◆ Dataset section
--------

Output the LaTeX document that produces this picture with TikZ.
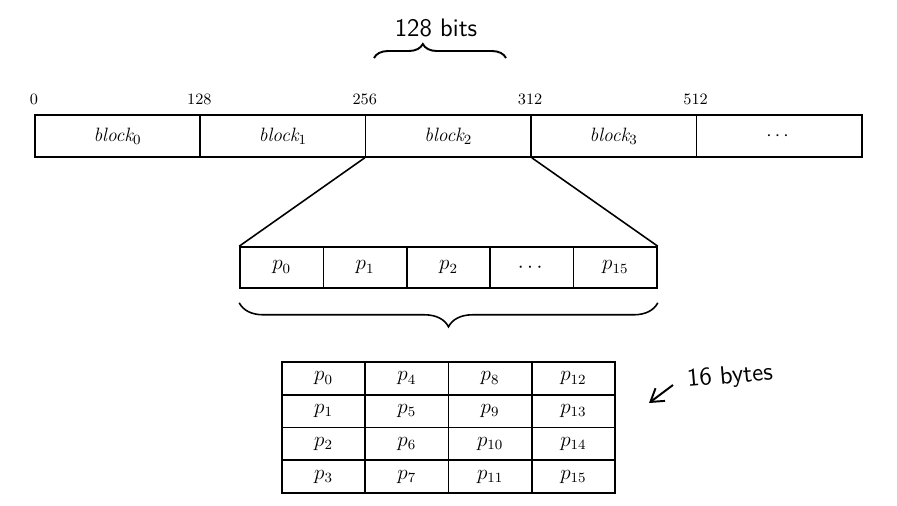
\documentclass[tikz,border=0pt]{standalone}
\usepackage{amsmath}
\usetikzlibrary{arrows.meta, positioning, decorations.pathreplacing}

\begin{document}
\begin{tikzpicture}[
      x=0.02cm, y=-0.02cm,
      >={Straight Barb[length=7pt, width=9pt]},
      blockcell/.style={rectangle, draw, line width=0.9pt, minimum width=3.31cm, minimum height=0.84cm, inner sep=0pt, font=\fontsize{11}{13}\selectfont},
      bytecell/.style={rectangle, draw, line width=0.9pt, minimum width=1.668cm, minimum height=0.82cm, inner sep=0pt, font=\large},
      gridcell/.style={rectangle, draw, line width=0.9pt, minimum width=1.665cm, minimum height=0.655cm, inner sep=0pt, font=\large},
      offset/.style={above=2pt, font=\small},
      hand/.style={font=\sffamily\Large},
      curly/.style={decorate, line width=0.9pt}
  ]
      \useasboundingbox (0,0) rectangle (897,505);

      % Message split into blocks
      \node[blockcell] (blk0) at (117.5, 136) {$\textit{block}_0$};
      \node[blockcell] (blk1) at (282.9, 136) {$\textit{block}_1$};
      \node[blockcell] (blk2) at (448.3, 136) {$\textit{block}_2$};
      \node[blockcell] (blk3) at (613.7, 136) {$\textit{block}_3$};
      \node[blockcell] (blk4) at (779.1, 136) {$\cdots$};

      % Bit offsets
      \node[offset] (off0) at (blk0.north west) {0};
      \node[offset] (off1) at (blk1.north west) {128};
      \node[offset] (off2) at (blk2.north west) {256};
      \node[offset] (off3) at (blk3.north west) {312};
      \node[offset] (off4) at (blk4.north west) {512};

      % Handwritten note on the block size
      \node[hand] (bits) at (436, 28) {128 bits};
      \coordinate (bitsl) at (374, 58);
      \coordinate (bitsr) at (506, 58);
      \draw[curly, line width=1.1pt, decoration={brace, amplitude=0.28cm, aspect=0.37}] (bitsl) -- (bitsr);

      % One block split into bytes
      \node[bytecell] (b0) at (281.7, 267.5) {$p_{0}$};
      \node[bytecell] (b1) at (365.1, 267.5) {$p_{1}$};
      \node[bytecell] (b2) at (448.5, 267.5) {$p_{2}$};
      \node[bytecell] (b3) at (531.9, 267.5) {$\cdots$};
      \node[bytecell] (b4) at (615.3, 267.5) {$p_{15}$};

      \draw[line width=0.9pt] (blk2.south west) -- (b0.north west);
      \draw[line width=0.9pt] (blk2.south east) -- (b4.north east);
      \draw[curly, decoration={brace, amplitude=0.48cm}] ([yshift=-0.28cm]b4.south east) -- ([yshift=-0.28cm]b0.south west);

      % Bytes as a 4x4 state, column by column
      \foreach \c in {0,...,3}
        \foreach \r in {0,...,3} {
          \pgfmathtruncatemacro{\k}{4*\c+\r}
          \node[gridcell] (g\c\r) at (323.6+83.25*\c, 378.4+32.75*\r) {$p_{\k}$};
        }

      % Handwritten note on the state size
      \node[hand, rotate=5] (bytes) at (730, 377) {16 bytes};
      \coordinate (arrs) at (673, 385);
      \coordinate (arre) at (649, 403);
      \draw[->, line width=1.1pt] (arrs) -- (arre);

  \end{tikzpicture}
\end{document}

--------

Leave out all pictures, then copy the remaining material exactly.

◆ Worked solution
Output the LaTeX document that produces this picture with TikZ.
\documentclass[tikz,border=0pt]{standalone}
\usepackage{amsmath}
\usetikzlibrary{arrows.meta, positioning, decorations.pathreplacing}

\begin{document}
\begin{tikzpicture}[
      x=0.02cm, y=-0.02cm,
      >={Straight Barb[length=7pt, width=9pt]},
      blockcell/.style={rectangle, draw, line width=0.9pt, minimum width=3.31cm, minimum height=0.84cm, inner sep=0pt, font=\fontsize{11}{13}\selectfont},
      bytecell/.style={rectangle, draw, line width=0.9pt, minimum width=1.668cm, minimum height=0.82cm, inner sep=0pt, font=\large},
      gridcell/.style={rectangle, draw, line width=0.9pt, minimum width=1.665cm, minimum height=0.655cm, inner sep=0pt, font=\large},
      offset/.style={above=2pt, font=\small},
      hand/.style={font=\sffamily\Large},
      curly/.style={decorate, line width=0.9pt}
  ]
      \useasboundingbox (0,0) rectangle (897,505);

      % Message split into blocks
      \node[blockcell] (blk0) at (117.5, 136) {$\textit{block}_0$};
      \node[blockcell] (blk1) at (282.9, 136) {$\textit{block}_1$};
      \node[blockcell] (blk2) at (448.3, 136) {$\textit{block}_2$};
      \node[blockcell] (blk3) at (613.7, 136) {$\textit{block}_3$};
      \node[blockcell] (blk4) at (779.1, 136) {$\cdots$};

      % Bit offsets
      \node[offset] (off0) at (blk0.north west) {0};
      \node[offset] (off1) at (blk1.north west) {128};
      \node[offset] (off2) at (blk2.north west) {256};
      \node[offset] (off3) at (blk3.north west) {312};
      \node[offset] (off4) at (blk4.north west) {512};

      % Handwritten note on the block size
      \node[hand] (bits) at (436, 28) {128 bits};
      \coordinate (bitsl) at (374, 58);
      \coordinate (bitsr) at (506, 58);
      \draw[curly, line width=1.1pt, decoration={brace, amplitude=0.28cm, aspect=0.37}] (bitsl) -- (bitsr);

      % One block split into bytes
      \node[bytecell] (b0) at (281.7, 267.5) {$p_{0}$};
      \node[bytecell] (b1) at (365.1, 267.5) {$p_{1}$};
      \node[bytecell] (b2) at (448.5, 267.5) {$p_{2}$};
      \node[bytecell] (b3) at (531.9, 267.5) {$\cdots$};
      \node[bytecell] (b4) at (615.3, 267.5) {$p_{15}$};

      \draw[line width=0.9pt] (blk2.south west) -- (b0.north west);
      \draw[line width=0.9pt] (blk2.south east) -- (b4.north east);
      \draw[curly, decoration={brace, amplitude=0.48cm}] ([yshift=-0.28cm]b4.south east) -- ([yshift=-0.28cm]b0.south west);

      % Bytes as a 4x4 state, column by column
      \foreach \c in {0,...,3}
        \foreach \r in {0,...,3} {
          \pgfmathtruncatemacro{\k}{4*\c+\r}
          \node[gridcell] (g\c\r) at (323.6+83.25*\c, 378.4+32.75*\r) {$p_{\k}$};
        }

      % Handwritten note on the state size
      \node[hand, rotate=5] (bytes) at (730, 377) {16 bytes};
      \coordinate (arrs) at (673, 385);
      \coordinate (arre) at (649, 403);
      \draw[->, line width=1.1pt] (arrs) -- (arre);

  \end{tikzpicture}
\end{document}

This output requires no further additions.